## begin

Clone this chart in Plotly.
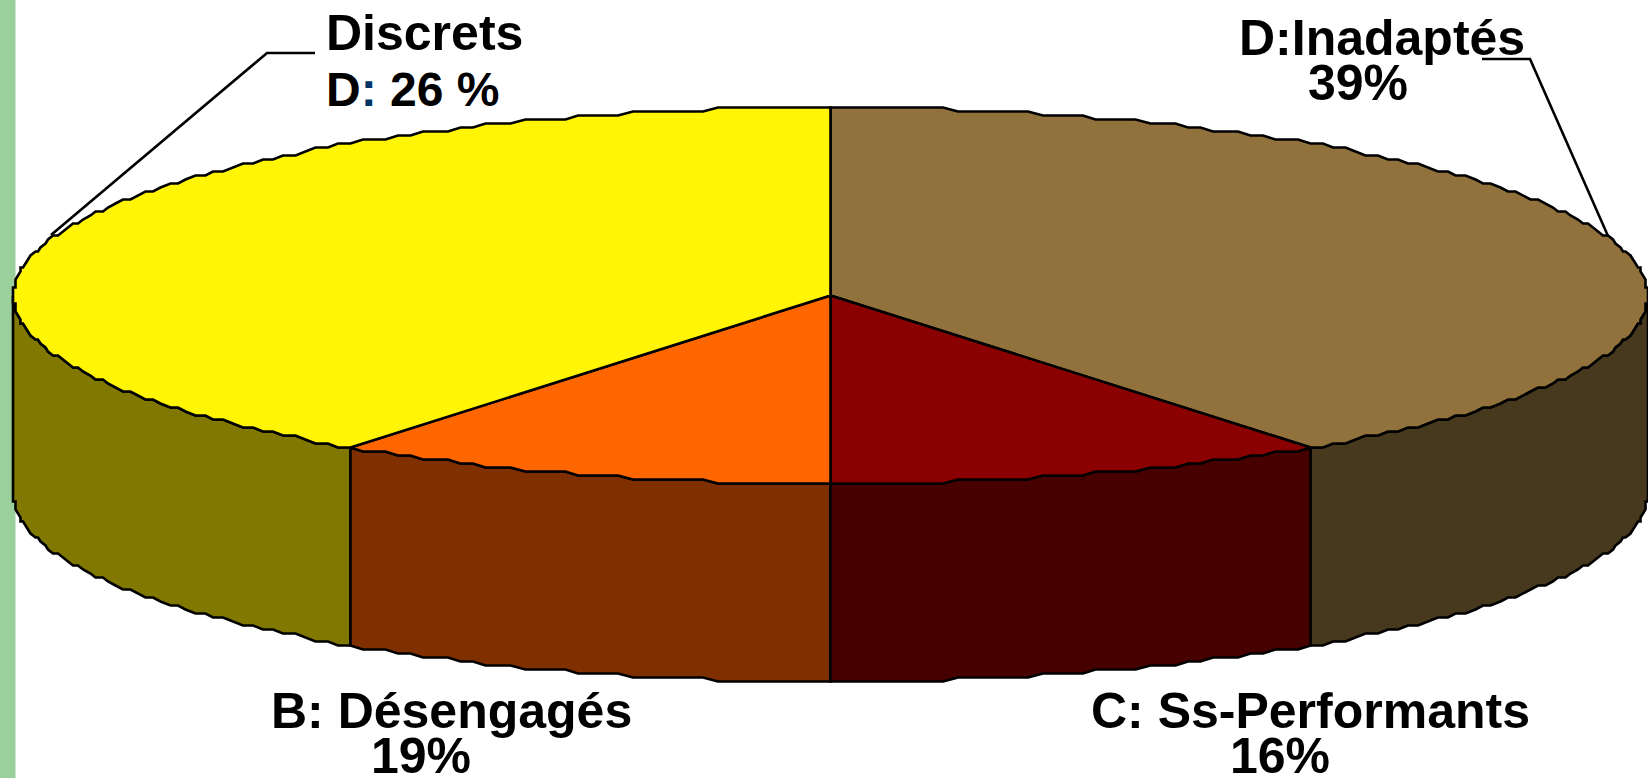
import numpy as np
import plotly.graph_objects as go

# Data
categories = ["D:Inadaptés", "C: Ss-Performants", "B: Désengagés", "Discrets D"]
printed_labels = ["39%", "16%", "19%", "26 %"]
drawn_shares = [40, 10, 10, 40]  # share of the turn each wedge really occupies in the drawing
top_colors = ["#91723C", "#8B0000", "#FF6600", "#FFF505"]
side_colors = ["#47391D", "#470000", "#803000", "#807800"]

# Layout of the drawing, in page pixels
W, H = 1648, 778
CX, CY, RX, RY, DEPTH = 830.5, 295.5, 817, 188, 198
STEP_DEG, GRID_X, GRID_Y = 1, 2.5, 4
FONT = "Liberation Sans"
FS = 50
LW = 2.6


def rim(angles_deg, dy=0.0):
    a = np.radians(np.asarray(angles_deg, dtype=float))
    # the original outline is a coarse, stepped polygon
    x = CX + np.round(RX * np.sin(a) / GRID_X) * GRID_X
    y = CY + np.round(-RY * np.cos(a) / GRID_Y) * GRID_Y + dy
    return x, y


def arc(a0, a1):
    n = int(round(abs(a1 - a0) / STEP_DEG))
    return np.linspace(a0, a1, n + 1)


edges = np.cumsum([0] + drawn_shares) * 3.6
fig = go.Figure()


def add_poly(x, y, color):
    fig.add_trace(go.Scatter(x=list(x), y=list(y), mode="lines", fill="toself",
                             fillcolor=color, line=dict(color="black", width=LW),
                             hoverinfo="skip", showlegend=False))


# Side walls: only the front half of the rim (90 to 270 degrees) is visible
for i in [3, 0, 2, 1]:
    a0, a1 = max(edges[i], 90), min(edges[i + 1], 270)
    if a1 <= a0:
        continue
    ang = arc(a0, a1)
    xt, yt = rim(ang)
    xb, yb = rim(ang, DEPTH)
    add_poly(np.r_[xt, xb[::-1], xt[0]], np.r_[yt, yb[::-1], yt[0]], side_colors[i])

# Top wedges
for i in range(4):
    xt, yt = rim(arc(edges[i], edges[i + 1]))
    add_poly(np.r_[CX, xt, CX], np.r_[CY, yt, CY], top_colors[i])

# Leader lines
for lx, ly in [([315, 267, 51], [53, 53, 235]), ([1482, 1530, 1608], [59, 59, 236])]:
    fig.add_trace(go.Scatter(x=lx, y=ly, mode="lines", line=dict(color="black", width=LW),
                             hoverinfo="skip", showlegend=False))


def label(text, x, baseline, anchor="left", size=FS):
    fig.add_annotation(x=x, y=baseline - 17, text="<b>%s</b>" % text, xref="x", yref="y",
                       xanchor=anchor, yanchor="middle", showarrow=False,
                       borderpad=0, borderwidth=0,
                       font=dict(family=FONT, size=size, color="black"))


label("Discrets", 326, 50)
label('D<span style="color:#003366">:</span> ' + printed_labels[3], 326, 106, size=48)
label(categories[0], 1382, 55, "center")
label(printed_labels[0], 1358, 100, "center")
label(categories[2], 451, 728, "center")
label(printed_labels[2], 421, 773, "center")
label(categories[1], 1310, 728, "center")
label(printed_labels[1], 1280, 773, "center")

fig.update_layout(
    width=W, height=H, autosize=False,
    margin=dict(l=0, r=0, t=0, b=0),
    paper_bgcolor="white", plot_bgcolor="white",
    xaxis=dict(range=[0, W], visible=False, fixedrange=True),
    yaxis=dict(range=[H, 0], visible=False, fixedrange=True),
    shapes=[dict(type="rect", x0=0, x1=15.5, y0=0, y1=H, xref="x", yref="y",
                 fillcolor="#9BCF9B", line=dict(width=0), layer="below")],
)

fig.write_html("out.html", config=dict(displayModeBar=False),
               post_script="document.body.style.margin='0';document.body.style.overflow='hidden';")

## end

> _What the exercise asks_
Repeat, with no pictures, each line from the beginning of the data through the line containing "add_poly(np.r_[CX, xt, CX], np.r_[CY, yt, CY], top_colors[i])", inclusive.

> _Solution to this exercise_
Clone this chart in Plotly.
import numpy as np
import plotly.graph_objects as go

# Data
categories = ["D:Inadaptés", "C: Ss-Performants", "B: Désengagés", "Discrets D"]
printed_labels = ["39%", "16%", "19%", "26 %"]
drawn_shares = [40, 10, 10, 40]  # share of the turn each wedge really occupies in the drawing
top_colors = ["#91723C", "#8B0000", "#FF6600", "#FFF505"]
side_colors = ["#47391D", "#470000", "#803000", "#807800"]

# Layout of the drawing, in page pixels
W, H = 1648, 778
CX, CY, RX, RY, DEPTH = 830.5, 295.5, 817, 188, 198
STEP_DEG, GRID_X, GRID_Y = 1, 2.5, 4
FONT = "Liberation Sans"
FS = 50
LW = 2.6


def rim(angles_deg, dy=0.0):
    a = np.radians(np.asarray(angles_deg, dtype=float))
    # the original outline is a coarse, stepped polygon
    x = CX + np.round(RX * np.sin(a) / GRID_X) * GRID_X
    y = CY + np.round(-RY * np.cos(a) / GRID_Y) * GRID_Y + dy
    return x, y


def arc(a0, a1):
    n = int(round(abs(a1 - a0) / STEP_DEG))
    return np.linspace(a0, a1, n + 1)


edges = np.cumsum([0] + drawn_shares) * 3.6
fig = go.Figure()


def add_poly(x, y, color):
    fig.add_trace(go.Scatter(x=list(x), y=list(y), mode="lines", fill="toself",
                             fillcolor=color, line=dict(color="black", width=LW),
                             hoverinfo="skip", showlegend=False))


# Side walls: only the front half of the rim (90 to 270 degrees) is visible
for i in [3, 0, 2, 1]:
    a0, a1 = max(edges[i], 90), min(edges[i + 1], 270)
    if a1 <= a0:
        continue
    ang = arc(a0, a1)
    xt, yt = rim(ang)
    xb, yb = rim(ang, DEPTH)
    add_poly(np.r_[xt, xb[::-1], xt[0]], np.r_[yt, yb[::-1], yt[0]], side_colors[i])

# Top wedges
for i in range(4):
    xt, yt = rim(arc(edges[i], edges[i + 1]))
    add_poly(np.r_[CX, xt, CX], np.r_[CY, yt, CY], top_colors[i])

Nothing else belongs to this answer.